Molenbeek, ville aux multiples visages ! Ph : Flickr - Miguel Discart)

La commune de Molenbeek se vit alors accablée de tous les reproches, au point de devenir pour certains, aux États-Unis notamment, une sorte de non-lieu absolu du monde. Le poujadisme est assez typique d’une époque qui plébiscite Donald Trump. Un des acteurs majeurs de la préparation et de l’exécution des attentats parisiens, Salah Abdeslam, y avait ses quartiers de longue date, et la commune comporte une forte densité de population de confession musulmane. Ce qui amena parfois les pouvoirs publics à des compromis périlleux. La Belgique se vit alors accusée de tous les maux et devint une sorte d’équivalent de l’incapacité constitutive. Les mois qui suivirent allaient toutefois démontrer que les dysfonctionnements au sein des services des États étaient loin d’être le seul fait du royaume ; que l’absence de coordination européenne était notoire ; et que le risque zéro n’existe pas en matière de terrorisme. On vit aussi surgir des initiatives nettement plus humanistes comme celle d’un chanteur français venu se produire à Molenbeek, ou celle d’Hanna Bonnier, Française qui avait ouvert un restaurant à Molenbeek deux mois avant les faits et qui décida de s’y maintenir.

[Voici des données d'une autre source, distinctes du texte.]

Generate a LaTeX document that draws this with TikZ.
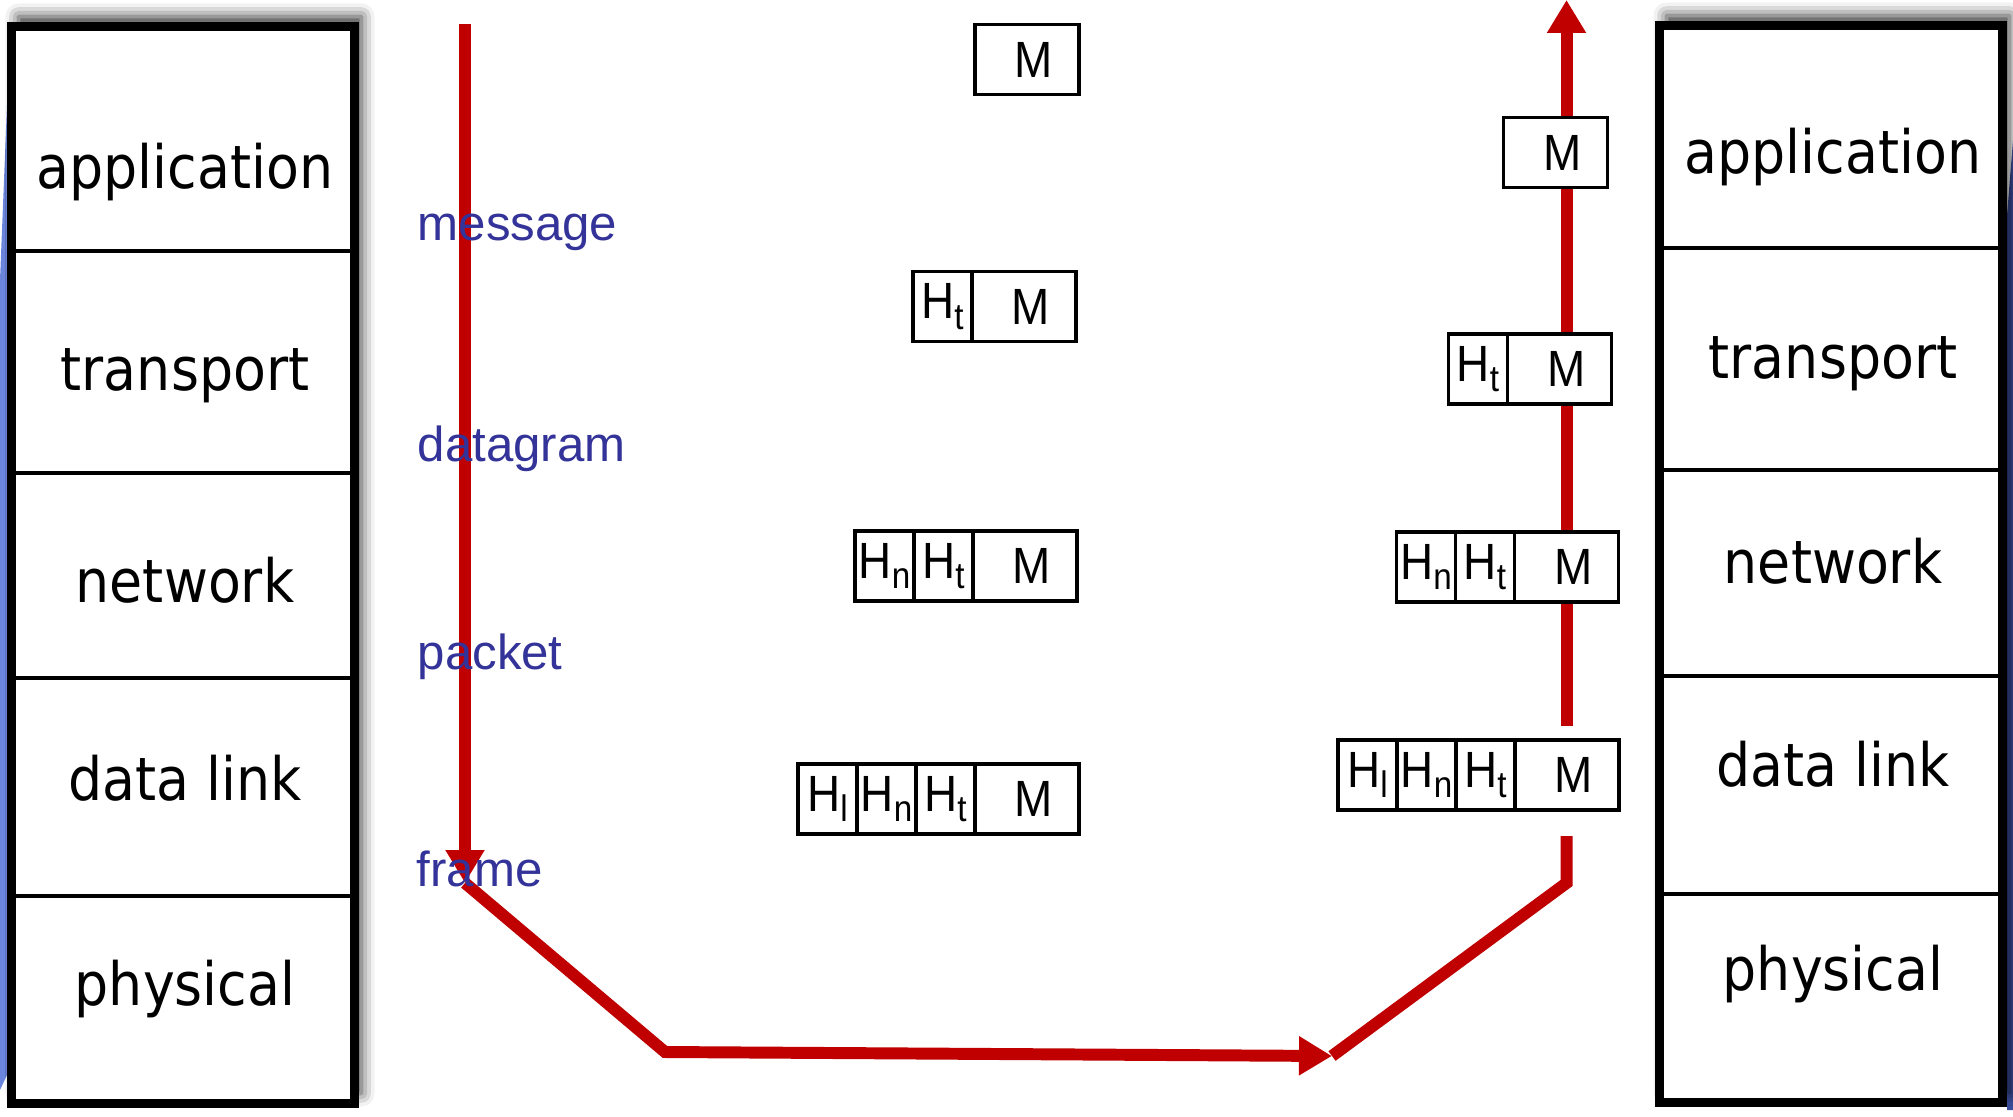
\documentclass[tikz,border=0pt]{standalone}
\usepackage{fontspec}
\setmainfont{Liberation Sans}
\newfontfamily\layerfont{DejaVu Sans}[FakeStretch=0.9]
\newfontfamily\cellfont{Liberation Sans}[FakeStretch=0.9]
\usetikzlibrary{arrows.meta,positioning,shadows.blur}
\definecolor{pktred}{HTML}{C00000}
\definecolor{pktblue}{HTML}{333399}
\definecolor{edgeblue}{HTML}{6B85DD}
\definecolor{edgenavy}{HTML}{3A4D9C}
\newcommand{\hsub}[1]{H\raisebox{-3pt}{\fontsize{10.5}{10.5}\selectfont #1}}

\begin{document}
\begin{tikzpicture}[
    layername/.style={font=\layerfont\fontsize{17}{17}\selectfont, anchor=base, inner sep=0pt},
    unitname/.style={font=\fontsize{14}{14}\selectfont, text=pktblue, anchor=base west, inner sep=0pt},
    hcell/.style={draw, line width=0.95pt, fill=white, minimum width=0.59cm, minimum height=0.70cm,
      inner sep=0pt, outer sep=0pt, font=\cellfont\fontsize{14.5}{14.5}\selectfont},
    mcell/.style={hcell, minimum width=1.04cm},
    flow/.style={line width=3.4pt, pktred},
    tip/.style={-{Triangle[length=0.33cm,width=0.37cm]}},
    stack/.style={line width=2.6pt, fill=white,
      blur shadow={shadow xshift=0.07cm, shadow yshift=0.1cm, shadow blur radius=0.13cm, shadow opacity=80}},
  ]
  \useasboundingbox (0,0) rectangle (20.13,11.16);

  % slide background showing at the edges
  \fill[edgeblue] (0,8.36) -- (0.07,10.11) -- (0.07,0.41) -- (0,0.26) -- cycle;
  \fill[edgenavy] (20.07,9.01) -- (20.13,9.76) -- (20.13,0.06) -- (20.07,0.06) -- cycle;

  % sending host
  \draw[stack] (0.115,0.125) rectangle (3.545,10.895);
  \foreach \y in {8.65,6.43,4.38,2.20}
    \draw[line width=1pt] (0.115,\y) -- (3.545,\y);
  \node[layername] (sapp) at (1.85,9.28) {application};
  \node[layername] (stra) at (1.85,7.26) {transport};
  \node[layername] (snet) at (1.85,5.14) {network};
  \node[layername] (slnk) at (1.85,3.16) {data link};
  \node[layername] (sphy) at (1.85,1.11) {physical};

  % receiving host
  \draw[stack] (16.595,0.135) rectangle (20.025,10.905);
  \foreach \y in {8.68,6.46,4.40,2.22}
    \draw[line width=1pt] (16.595,\y) -- (20.025,\y);
  \node[layername] (rapp) at (18.33,9.43) {application};
  \node[layername] (rtra) at (18.33,7.38) {transport};
  \node[layername] (rnet) at (18.33,5.33) {network};
  \node[layername] (rlnk) at (18.33,3.30) {data link};
  \node[layername] (rphy) at (18.33,1.26) {physical};

  % path of the data
  \coordinate (srctop) at (4.65,10.92);
  \coordinate (srcbot) at (4.65,2.33);
  \coordinate (lowl) at (6.65,0.64);
  \coordinate (lowr) at (13.32,0.60);
  \coordinate (dstbend) at (15.665,2.33);
  \coordinate (dstlow) at (15.665,2.80);
  \coordinate (dstmid) at (15.665,3.90);
  \coordinate (dsttop) at (15.665,11.16);
  \draw[flow,tip] (srctop) -- (srcbot);
  \draw[flow,tip] (srcbot) -- (lowl) -- (lowr);
  \draw[flow] (lowr) -- (dstbend) -- (dstlow);
  \draw[flow,tip] (dstmid) -- (dsttop);

  % encapsulation on the way down
  \node[mcell] (sam) at (10.27,10.565) {\hspace*{0.14cm}M};
  \node[mcell] (stm) at (10.24,8.095) {\hspace*{0.14cm}M};
  \node[hcell, left=0pt of stm] (stht) {\hsub{t}};
  \node[mcell] (snm) at (10.25,5.50) {\hspace*{0.14cm}M};
  \node[hcell, left=0pt of snm] (snht) {\hsub{t}};
  \node[hcell, left=0pt of snht] (snhn) {\hsub{n}};
  \node[mcell] (slm) at (10.27,3.17) {\hspace*{0.14cm}M};
  \node[hcell, left=0pt of slm] (slht) {\hsub{t}};
  \node[hcell, left=0pt of slht] (slhn) {\hsub{n}};
  \node[hcell, left=0pt of slhn] (slhl) {\hsub{l}};

  % decapsulation on the way up
  \node[mcell] (ram) at (15.555,9.635) {\hspace*{0.14cm}M};
  \node[mcell] (rtm) at (15.595,7.47) {\hspace*{0.14cm}M};
  \node[hcell, left=0pt of rtm] (rtht) {\hsub{t}};
  \node[mcell] (rnm) at (15.665,5.49) {\hspace*{0.14cm}M};
  \node[hcell, left=0pt of rnm] (rnht) {\hsub{t}};
  \node[hcell, left=0pt of rnht] (rnhn) {\hsub{n}};
  \node[mcell] (rlm) at (15.67,3.41) {\hspace*{0.14cm}M};
  \node[hcell, left=0pt of rlm] (rlht) {\hsub{t}};
  \node[hcell, left=0pt of rlht] (rlhn) {\hsub{n}};
  \node[hcell, left=0pt of rlhn] (rlhl) {\hsub{l}};

  % names of the units
  \node[unitname] (umsg) at (4.17,8.76) {message};
  \node[unitname] (udgm) at (4.17,6.55) {datagram};
  \node[unitname] (upkt) at (4.17,4.47) {packet};
  \node[unitname] (ufrm) at (4.16,2.30) {frame};
\end{tikzpicture}
\end{document}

Dans la tragédie, toujours du recul ! (Ph : Flickr - Miguel Discart)

La Belgique se retrouvait ainsi, du jour au lendemain, avec une importante présence militaire dans les rues de la capitale, fait tout à fait nouveau. Elle était aussi confrontée au nécessaire examen des moyens d’améliorer la surveillance des suspects islamistes, de réguler les prêches dans les mosquées parfois liées au salafisme — l’islam étant jusqu’à présent la religion la moins encadrée du pays ; mais aussi avec la nécessité de lutter contre la déplorable image véhiculée par la presse étrangère, notamment française. Comme toujours dans ce type de situations, le Belge encaisse et intériorise plus qu’il ne se défend, tout stupéfait de ce qui lui arrive, et lui paraissait impensable.

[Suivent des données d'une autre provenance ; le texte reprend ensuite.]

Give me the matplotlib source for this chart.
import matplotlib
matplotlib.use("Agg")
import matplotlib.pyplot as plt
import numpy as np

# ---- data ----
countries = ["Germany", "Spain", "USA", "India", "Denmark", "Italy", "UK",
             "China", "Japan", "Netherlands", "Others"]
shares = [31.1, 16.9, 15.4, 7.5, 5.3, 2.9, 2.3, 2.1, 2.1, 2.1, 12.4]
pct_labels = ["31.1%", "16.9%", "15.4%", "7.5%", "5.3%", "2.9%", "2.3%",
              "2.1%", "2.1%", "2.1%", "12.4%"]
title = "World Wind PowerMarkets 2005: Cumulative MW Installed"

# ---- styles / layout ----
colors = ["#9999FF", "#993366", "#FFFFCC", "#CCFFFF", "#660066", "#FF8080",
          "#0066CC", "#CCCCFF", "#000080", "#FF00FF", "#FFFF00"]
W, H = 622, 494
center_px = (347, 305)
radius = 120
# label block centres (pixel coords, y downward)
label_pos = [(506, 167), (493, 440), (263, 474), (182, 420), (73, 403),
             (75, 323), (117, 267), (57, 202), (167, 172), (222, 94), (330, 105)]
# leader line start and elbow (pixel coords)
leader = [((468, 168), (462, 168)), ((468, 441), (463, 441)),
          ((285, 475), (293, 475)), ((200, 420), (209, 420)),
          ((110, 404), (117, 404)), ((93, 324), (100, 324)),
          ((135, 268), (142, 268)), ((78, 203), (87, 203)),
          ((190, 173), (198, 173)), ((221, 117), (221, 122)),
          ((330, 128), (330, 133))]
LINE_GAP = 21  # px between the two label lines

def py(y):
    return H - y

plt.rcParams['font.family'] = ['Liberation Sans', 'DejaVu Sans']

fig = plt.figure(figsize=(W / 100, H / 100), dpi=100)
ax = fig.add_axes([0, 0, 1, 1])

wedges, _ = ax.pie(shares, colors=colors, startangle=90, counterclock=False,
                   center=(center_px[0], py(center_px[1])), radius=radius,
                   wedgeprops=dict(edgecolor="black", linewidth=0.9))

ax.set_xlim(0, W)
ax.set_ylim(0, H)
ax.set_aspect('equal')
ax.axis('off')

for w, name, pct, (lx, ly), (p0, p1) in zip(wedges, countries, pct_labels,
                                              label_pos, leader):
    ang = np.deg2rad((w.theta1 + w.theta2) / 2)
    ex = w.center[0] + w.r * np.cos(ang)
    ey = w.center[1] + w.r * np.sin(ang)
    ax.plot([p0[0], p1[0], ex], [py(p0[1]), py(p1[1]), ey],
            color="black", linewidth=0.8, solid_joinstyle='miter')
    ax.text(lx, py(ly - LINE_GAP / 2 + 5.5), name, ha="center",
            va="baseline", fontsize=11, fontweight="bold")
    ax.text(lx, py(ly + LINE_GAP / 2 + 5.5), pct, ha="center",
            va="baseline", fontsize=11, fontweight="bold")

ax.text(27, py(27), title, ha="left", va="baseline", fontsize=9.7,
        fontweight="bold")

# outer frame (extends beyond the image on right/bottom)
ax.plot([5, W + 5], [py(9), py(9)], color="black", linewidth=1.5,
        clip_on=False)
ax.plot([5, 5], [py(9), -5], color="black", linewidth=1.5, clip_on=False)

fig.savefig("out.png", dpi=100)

La chasse à Salah Abdelslam se mit d’autre part en route avec une traque qui allait durer près de quatre mois. La personnalité de Salah Abdeslam demeure aujourd’hui une énigme. Elle fait l’objet d’une longue analyse de l’hebdomadaire le Nouvel Observateur. L’homme est plutôt un flambeur, et tout sauf un islamiste confit en dévotion ou fraîchement converti, ainsi qu’on tenta par moments de le faire accroire. Les frères Abdelslam vécurent longtemps d’un café sis à Molenbeek, ce qui explique sans doute aussi les complicités dont bénéficia le suspect numéro un pour se cacher durant la traque. Ses déclarations contrastées après son arrestation le 15 mars, comme ses volte-face laissent apparaître une personnalité peut-être instable et voyeuse. Cela pose sur les motivations de certains auteurs d’attentats des questions qui doivent interroger la société au-delà de la lecture simplificatrice par le seul fanatisme islamiste. Après avoir été incarcéré à Bruges, Salah Abdelslam a été remis aux autorités françaises.

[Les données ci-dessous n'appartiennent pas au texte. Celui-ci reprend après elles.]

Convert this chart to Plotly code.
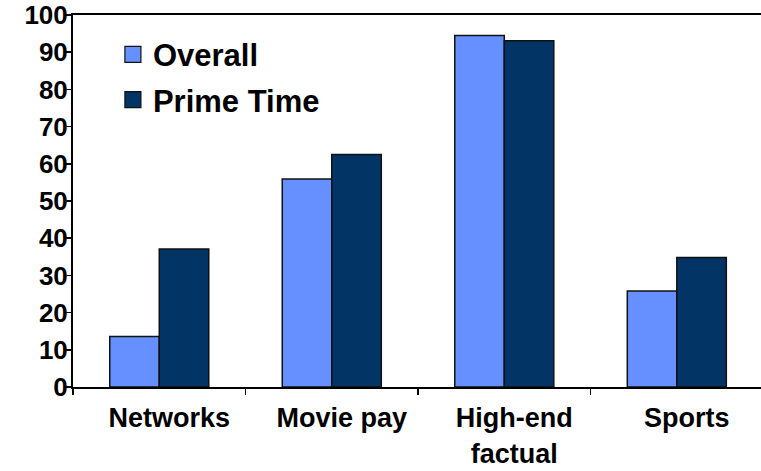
import plotly.graph_objects as go

categories = ["Networks", "Movie pay", "High-end<br>factual", "Sports"]
overall = [13.6, 55.9, 94.5, 25.8]
prime_time = [37.1, 62.5, 93.1, 34.8]
y_ticks = [0, 10, 20, 30, 40, 50, 60, 70, 80, 90, 100]
series_names = ["Overall", "Prime Time"]
series_colors = ["#6690FF", "#023466"]

FONT = "Liberation Sans, Arial, sans-serif"

fig = go.Figure()
for name, vals, col in zip(series_names, [overall, prime_time], series_colors):
    fig.add_trace(go.Bar(name=name, x=categories, y=vals, showlegend=False,
                         marker=dict(color=col, line=dict(color="#111111", width=1.5))))
# legend entries (larger square swatches)
for i, (name, col) in enumerate(zip(series_names, series_colors)):
    fig.add_trace(go.Scatter(name=name, x=[None], y=[None], mode="markers",
                             legendgroup=f"g{i}",
                             marker=dict(symbol="square", size=16, color=col,
                                         line=dict(color="#111111", width=1.2))))

fig.update_layout(
    width=761, height=471,
    margin=dict(l=73, r=0, t=15, b=84),
    plot_bgcolor="white", paper_bgcolor="white",
    barmode="group", bargap=0.426, bargroupgap=0,
    font=dict(family=FONT, color="black"),
    showlegend=True,
    legend=dict(x=0.058, y=0.966, xanchor="left", yanchor="top",
                bgcolor="rgba(0,0,0,0)", traceorder="grouped", tracegroupgap=2,
                font=dict(size=31, family=FONT, weight="bold")),
    xaxis=dict(range=[-0.5, 3.488], showline=True, linecolor="black", linewidth=2,
               mirror=True, ticks="outside", tickson="boundaries", ticklen=6,
               tickcolor="black", tickwidth=1.5, showgrid=False, automargin=False,
               tickfont=dict(size=27, family=FONT, weight="bold"),
               ticklabelshift=10, ticklabelstandoff=6, ticklabeloverflow="allow"),
    yaxis=dict(range=[0, 100], tickvals=y_ticks, showline=True, linecolor="black",
               linewidth=2, ticks="outside", ticklen=7, tickcolor="black", tickwidth=1.5,
               showgrid=False, zeroline=False, automargin=False,
               tickfont=dict(size=26, family=FONT, weight="bold"),
               ticklabelstandoff=-9, ticklabeloverflow="allow"),
)

fig.write_html("out.html", config={"displayModeBar": False, "staticPlot": True},
               post_script="document.body.style.margin='0';document.body.style.overflow='hidden';")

L’onde de choc provoquée par les attentats parisiens amena d’autre part les services belges à démanteler en janvier une cellule terroriste implantée à Verviers. L’assaut donné par les forces spéciales permit de mettre hors d’état de nuire deux djihadistes récemment rentrés de Syrie et de capturer un troisième homme, ce qui permit l’interception à Athènes d’un algérien proche d’Abdel Hamid Abaoud, le cerveau des attentats parisiens, tué en novembre 2015 par les forces de l’ordre dans un appartement de Saint-Denis. La cellule verviétoise préparait un attentat dans la cité lainière bordant la Vesdre. Elle était liée à la cellule bruxelloise.


Mai 2016, un pays en deuil... (Ph : Flickr - Miguel Discart)

Le double attentat de Bruxelles
Cela n’empêcha pas Bruxelles et la Belgique d’être frappées de plein fouet le 22 mars, quelques jours après l’arrestation de Salah Abdeslam. Un attentat visa tout d’abord l’aéroport de Zaventem et, peu de temps après, la station de métro Maelbeek (à une heure de pointe) sise à proximité du siège des institutions européennes. Ce double attentat dans des lieux clos fit 35 victimes de nationalités diverses et entraîna de très importants dégâts matériels. La communauté musulmane du pays demeura sous le choc. Une chasse à l’homme s’engagea très vite, par rapport au troisième homme de l’attentat de l’aéroport, dit l’homme au chapeau. Mohammed Abrini, sans doute l’artificier du groupe n’avait pas déclenché sa valise piégée, celle qui eût fait le plus de dégâts.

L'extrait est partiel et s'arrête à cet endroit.